Blue Origin’s New Glenn rocket is grounded after an upper-stage engine failure left a satellite in the wrong orbit and caused it to reenter the atmosphere. The incident delays further launches until Blue Origin and the FAA complete their investigation, creating execution risk for the company’s third New Glenn flight. The setback also affects AST SpaceMobile’s satellite deployment plans and could weigh on confidence in Blue Origin’s lunar-launch role for NASA’s Artemis program.

Analysis

This is a near-term credibility hit for ASTS because its business model is disproportionately sensitive to launch reliability rather than just satellite economics. A failed insertion into the proper orbit does more than delay service ramp; it increases the probability that counterparties demand more conservative milestone timing, which can push out revenue recognition and raise working-capital drag by quarters rather than weeks. The larger second-order issue is launch concentration risk. ASTS does not just need “a launch,” it needs a statistically reliable cadence from a small set of heavy-lift vehicles, so any New Glenn anomaly tightens its negotiating leverage with alternative providers and can force more expensive, less optimal launch slots. That means the market may be underestimating the cost of schedule repair: even if the next launch succeeds, the delay can compress future deployment windows and create a step-up in burn while fixed overhead stays elevated.

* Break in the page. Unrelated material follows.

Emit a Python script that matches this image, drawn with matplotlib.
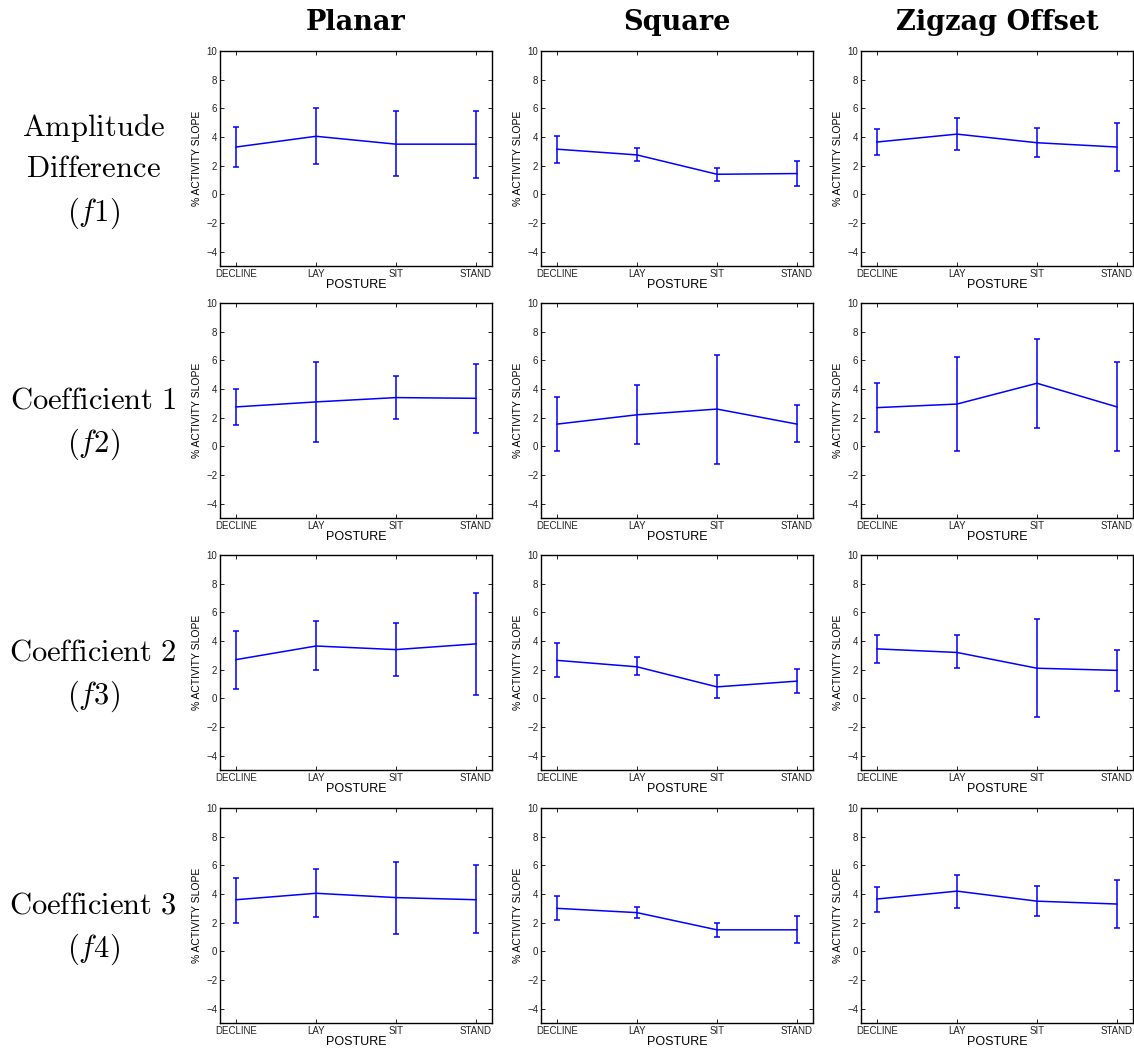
import numpy as np
import matplotlib
matplotlib.use("Agg")
import matplotlib.pyplot as plt

plt.rcParams['font.family'] = ['Liberation Sans', 'DejaVu Sans']
plt.rcParams['mathtext.fontset'] = 'cm'

postures = ['DECLINE', 'LAY', 'SIT', 'STAND']
shapes = ['Planar', 'Square', 'Zigzag Offset']
features = ['Amplitude\nDifference', 'Coefficient 1', 'Coefficient 2', 'Coefficient 3']
feature_tags = ['f1', 'f2', 'f3', 'f4']

# mean, lower end and upper end of each error bar, per feature row and shape column
f1_mean = [[3.3, 4.05, 3.5, 3.5], [3.15, 2.75, 1.4, 1.45], [3.65, 4.2, 3.6, 3.3]]
f1_low = [[1.9, 2.1, 1.25, 1.15], [2.2, 2.35, 0.95, 0.55], [2.75, 3.1, 2.6, 1.6]]
f1_high = [[4.7, 6.0, 5.8, 5.8], [4.1, 3.2, 1.85, 2.35], [4.55, 5.3, 4.65, 4.95]]

f2_mean = [[2.75, 3.1, 3.4, 3.35], [1.55, 2.2, 2.6, 1.55], [2.7, 2.95, 4.4, 2.75]]
f2_low = [[1.5, 0.3, 1.9, 0.95], [-0.35, 0.15, -1.2, 0.3], [1.0, -0.3, 1.3, -0.35]]
f2_high = [[4.0, 5.9, 4.9, 5.75], [3.45, 4.3, 6.4, 2.85], [4.45, 6.2, 7.5, 5.85]]

f3_mean = [[2.7, 3.65, 3.4, 3.8], [2.65, 2.2, 0.8, 1.2], [3.45, 3.2, 2.1, 1.95]]
f3_low = [[0.65, 1.95, 1.55, 0.25], [1.5, 1.6, 0.0, 0.4], [2.45, 2.1, -1.3, 0.5]]
f3_high = [[4.7, 5.4, 5.25, 7.35], [3.85, 2.85, 1.6, 2.05], [4.45, 4.4, 5.55, 3.4]]

f4_mean = [[3.6, 4.05, 3.75, 3.6], [3.0, 2.7, 1.5, 1.5], [3.65, 4.2, 3.5, 3.3]]
f4_low = [[2.0, 2.4, 1.2, 1.25], [2.2, 2.35, 1.0, 0.6], [2.75, 3.05, 2.5, 1.65]]
f4_high = [[5.1, 5.75, 6.25, 6.0], [3.85, 3.1, 2.0, 2.45], [4.5, 5.35, 4.55, 4.95]]

means = [f1_mean, f2_mean, f3_mean, f4_mean]
lows = [f1_low, f2_low, f3_low, f4_low]
highs = [f1_high, f2_high, f3_high, f4_high]

W, H = 1134, 1048
fig = plt.figure(figsize=(W / 100, H / 100), dpi=100)

col_left = [220, 541, 861]
row_top = [51, 303, 555, 808]
aw, ah = 272, 215
x = np.arange(1, 5)

for r in range(4):
    for c in range(3):
        ax = fig.add_axes([col_left[c] / W, 1 - (row_top[r] + ah) / H, aw / W, ah / H])
        m = np.array(means[r][c])
        lo = m - np.array(lows[r][c])
        hi = np.array(highs[r][c]) - m
        ax.errorbar(x, m, yerr=[lo, hi], color='#0000ff', lw=1.1, elinewidth=1.1,
                    capsize=2.5, capthick=1.1)
        ax.set_xlim(0.8, 4.2)
        ax.set_ylim(-5, 10)
        ax.set_xticks(x)
        ax.set_xticklabels(postures)
        ax.set_yticks(np.arange(-4, 11, 2))
        ax.set_yticklabels(['\u22124', '\u22122', '0', '2', '4', '6', '8', '10'])
        ax.tick_params(direction='in', length=3, width=0.6, labelsize=7, pad=2,
                       top=True, right=True, colors='black', labelcolor='#222222')
        for s in ax.spines.values():
            s.set_linewidth(1.0)
        ax.set_xlabel('POSTURE', fontsize=9, labelpad=0)
        ax.set_ylabel('% ACTIVITY SLOPE', fontsize=7.5, labelpad=3)
        if r == 0:
            ax.set_title(shapes[c], fontsize=19.5, fontweight='bold',
                         family='DejaVu Serif', pad=15)

for r in range(4):
    yc = 1 - (row_top[r] + ah / 2 + 13) / H
    lines = features[r].split('\n')
    label = '\n'.join(r'$\mathrm{' + ln.replace(' ', r'\ ') + '}$' for ln in lines)
    label += '\n' + r'$\mathit{(' + feature_tags[r] + ')}$'
    fig.text(93 / W, yc, label, ha='center', va='center', fontsize=22,
             linespacing=1.45)

fig.savefig('out.png', dpi=100)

For Blue Origin, the first-stage recovery is a mixed signal: it preserves the long-run reusability narrative but does little to offset the fact that upper-stage reliability is the gating item for commercial trust. In the near term, the issue is less technical than financial—every month of investigation widens the gap between aspiration and cash monetization, which can matter for future NASA and commercial awards if customers start pricing in execution risk. The contrarian point is that this may ultimately benefit competitors with more mature flight heritage, because launch buyers tend to overweight the last failure when assigning mission-critical payloads. The main reversal catalyst is a clean return-to-flight with an identical mission class within 1-2 launches; absent that, the overhang can persist for 3-6 months. If ASTS can secure backup launch capacity and communicate a credible recovery plan, the equity reaction may stabilize, but the multiple likely remains capped until deployment cadence is re-established.